My daughter has taught me that this posit is true; I have never given up thinking that Sofia’s great-grandmother breathes through her. I have never given up thinking that with the right clothes and attitude, I will always be strong willed, forever the pack mule. Climbing the stone steps in the school building in that moment, my mind projected me to times when I carried my Nonna’s jars and laundry from the basement; when Nonna recounted how she had carried her first child the duration of his five years of life, how she had fetched, with him on her arm, his prescription for aqua vitae at the pharmacy during Prohibition; how she had been carrying his photos in her wallet since he was born in 1932.
The pictures never left her—even after her wallet got stolen.
“I cried for weeks,” she told me as a pre-teen, “till my wallet showed up in the mail one day — without the money of course. Someone must have dropped it in the mailbox. All was there, my driver’s license, my credit cards, but most importantly, Alberto’s pictures. He was telling me, ‘stop crying, Mamma, I am still with you.’”
And then, there we all were, climbing the school stairs together: the dislocated, typically dysfunctional family of the teen, great-grandmother, the 20-want-to-benearing-50, the uncle never-met, the bundled spirits, cancers past and present. My grandmother was suddenly telling me what to pack for Sofia’s lunch for the next day— which jar to fetch from the basement.
Over one hundred years ago, Stephen Crane wrote:
A man said to the universe,
“Sir, I exist!”
“However,” replied the universe,
“The fact has not created in me
A sense of obligation.”
I can’t say that I agree, especially as he wrote during my grandmother’s lifetime. I still think that the universe must have given my daughter a tumor by mistake. That is why her great-grandmother pipes up through her, telling her to carry her lunch box with the same dignity of the 60-year-old family matriarch who used to wear deep red lipstick.
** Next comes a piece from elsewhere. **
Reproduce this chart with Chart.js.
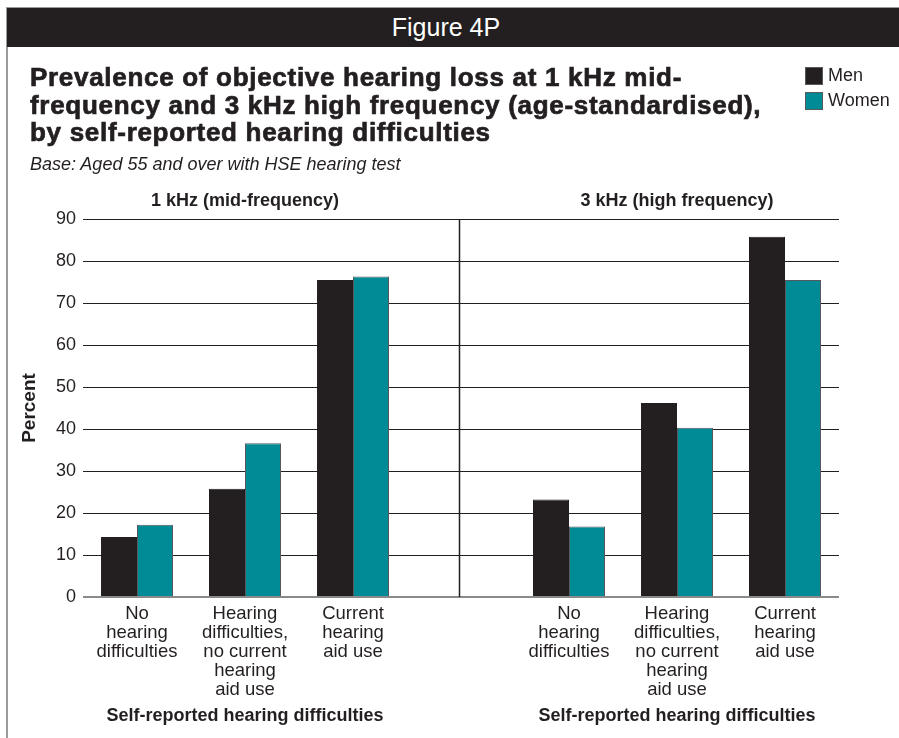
<!DOCTYPE html>
<html>
<head>
<meta charset="utf-8">
<script src="https://cdn.jsdelivr.net/npm/chart.js@4"></script>
<style>
  html, body { margin: 0; padding: 0; background: #fff; }
  body { width: 899px; height: 738px; position: relative; overflow: hidden; font-family: "Liberation Sans", Arial, sans-serif; color: #231f20; }
  #chart { position: absolute; left: 0; top: 0; }
  .frame-left { position: absolute; left: 6px; top: 7px; width: 2px; height: 731px; background: #9a9a9a; }
  .header { position: absolute; left: 7px; top: 7px; width: 878px; padding-right: 14px; height: 39px; background: #231f20; border-top: 1px solid #9a9a9a; color: #fff; font-size: 25px; text-align: center; line-height: 39px; }
  .title { position: absolute; left: 30px; top: 64px; font-size: 26px; letter-spacing: 0.7px; font-weight: bold; line-height: 27.5px; -webkit-text-stroke: 0.7px #231f20; white-space: nowrap; }
  .subtitle { position: absolute; left: 30px; top: 154px; font-size: 18px; font-style: italic; white-space: nowrap; }
  .legend { position: absolute; left: 805px; top: 63px; font-size: 18px; }
  .legend div { display: flex; align-items: center; height: 25px; }
  .legend span.box { display: inline-block; width: 18px; height: 18px; margin-right: 5px; box-sizing: border-box; border: 1px solid #58595b; }
</style>
</head>
<body>
<canvas id="chart" width="899" height="738"></canvas>
<div class="frame-left"></div>
<div class="header">Figure 4P</div>
<div class="title">Prevalence of objective hearing loss at 1 kHz mid-<br>frequency and 3 kHz high frequency (age-standardised),<br>by self-reported hearing difficulties</div>
<div class="subtitle">Base: Aged 55 and over with HSE hearing test</div>
<div class="legend">
  <div><span class="box" style="background:#231f20"></span>Men</div>
  <div><span class="box" style="background:#008b96"></span>Women</div>
</div>
<script>
// categories for each panel (same in both)
const categories = [
  ['No', 'hearing', 'difficulties'],
  ['Hearing', 'difficulties,', 'no current', 'hearing', 'aid use'],
  ['Current', 'hearing', 'aid use']
];
const panelTitles = ['1 kHz (mid-frequency)', '3 kHz (high frequency)'];
const axisTitle = 'Self-reported hearing difficulties';

// percent values
const men1k = [14.3, 25.8, 75.5];
const women1k = [17.2, 36.6, 76.3];
const men3k = [23.2, 46.2, 85.8];
const women3k = [16.8, 40.3, 75.5];

const yTicks = [0, 10, 20, 30, 40, 50, 60, 70, 80, 90];

const MEN = '#231f20';
const WOMEN = '#008b96';
const FONT = '"Liberation Sans", Arial, sans-serif';

// one x scale: 3 categories, an empty slot, 3 categories
const labels = [...categories, '', ...categories];
const menData = [...men1k, null, ...men3k];
const womenData = [...women1k, null, ...women3k];

const panelsPlugin = {
  id: 'panels',
  beforeDatasetsDraw(chart) {
    const { ctx, chartArea, scales } = chart;
    const x = Math.round(scales.x.getPixelForValue(3)) - 1.5;
    ctx.save();
    ctx.strokeStyle = '#231f20';
    ctx.lineWidth = 1.5;
    ctx.beginPath();
    ctx.moveTo(x, chartArea.top);
    ctx.lineTo(x, chartArea.bottom);
    ctx.stroke();
    ctx.restore();
  },
  afterDraw(chart) {
    const { ctx, scales } = chart;
    ctx.save();
    ctx.fillStyle = '#231f20';
    ctx.textAlign = 'center';
    ctx.textBaseline = 'middle';
    ctx.font = 'bold 18px ' + FONT;
    [1, 5].forEach((idx, i) => {
      const cx = scales.x.getPixelForValue(idx);
      ctx.fillText(panelTitles[i], cx, 201);
      ctx.fillText(axisTitle, cx, 716);
    });
    ctx.restore();
  }
};

const chart = new Chart(document.getElementById('chart'), {
  type: 'bar',
  data: {
    labels: labels,
    datasets: [{
      label: 'Men',
      data: menData,
      backgroundColor: MEN,
      borderColor: '#231f20',
      borderWidth: 1,
      categoryPercentage: 0.667,
      barPercentage: 1
    }, {
      label: 'Women',
      data: womenData,
      backgroundColor: WOMEN,
      borderColor: '#58595b',
      borderWidth: 1,
      categoryPercentage: 0.667,
      barPercentage: 1
    }]
  },
  options: {
    responsive: false,
    animation: false,
    devicePixelRatio: 1,
    layout: { padding: { top: 219, right: 60, left: 0, bottom: 0 } },
    plugins: { legend: { display: false }, tooltip: { enabled: false } },
    scales: {
      x: {
        grid: { display: false, drawTicks: false },
        border: { display: false },
        ticks: {
          color: '#231f20',
          font: { family: FONT, size: 18.5, lineHeight: 1.03 },
          padding: 7,
          maxRotation: 0,
          autoSkip: false
        },
        afterFit(s) { s.height = 141; }
      },
      y: {
        min: 0,
        max: 90,
        afterBuildTicks(s) { s.ticks = yTicks.map(v => ({ value: v })); },
        grid: {
          drawTicks: false,
          color: ctx => ctx.tick && ctx.tick.value === 0 ? '#8a8a8a' : '#231f20',
          lineWidth: ctx => ctx.tick && ctx.tick.value === 0 ? 2 : 1
        },
        border: { display: false },
        ticks: {
          color: '#231f20',
          font: { family: FONT, size: 18 },
          padding: 7
        },
        title: {
          display: true,
          text: 'Percent',
          color: '#231f20',
          font: { family: FONT, size: 19, weight: 'bold' },
          padding: { top: 18.5, bottom: 0 }
        },
        afterFit(s) { s.width = 83; }
      }
    }
  },
  plugins: [panelsPlugin]
});
</script>
</body>
</html>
That is why her great-grandmother helps her not to be daunted by the looks she gets from other students, especially those who don’t have the time to even consider offering to carry her heavy backpack for her. The pasta-rolling, book-choosing, art-creating—those are all gifts bestowed to seal the common bonds which keep the family together even when torn apart—to stay in touch—and to keep my daughter going, to live beyond the boundaries she faces now.
We passed more teenagers through the hallway. They, too, looked past my daughter. Sofia smiled between two scarves. In my mind, I spoke softly to Stephen Crane in his other plane, not to hurt his feelings, ‘without us, no one will know the universe.’ I opened the classroom door, dropped my daughter’s backpack, and released her the same way I sent her off on her first day of school ages ago.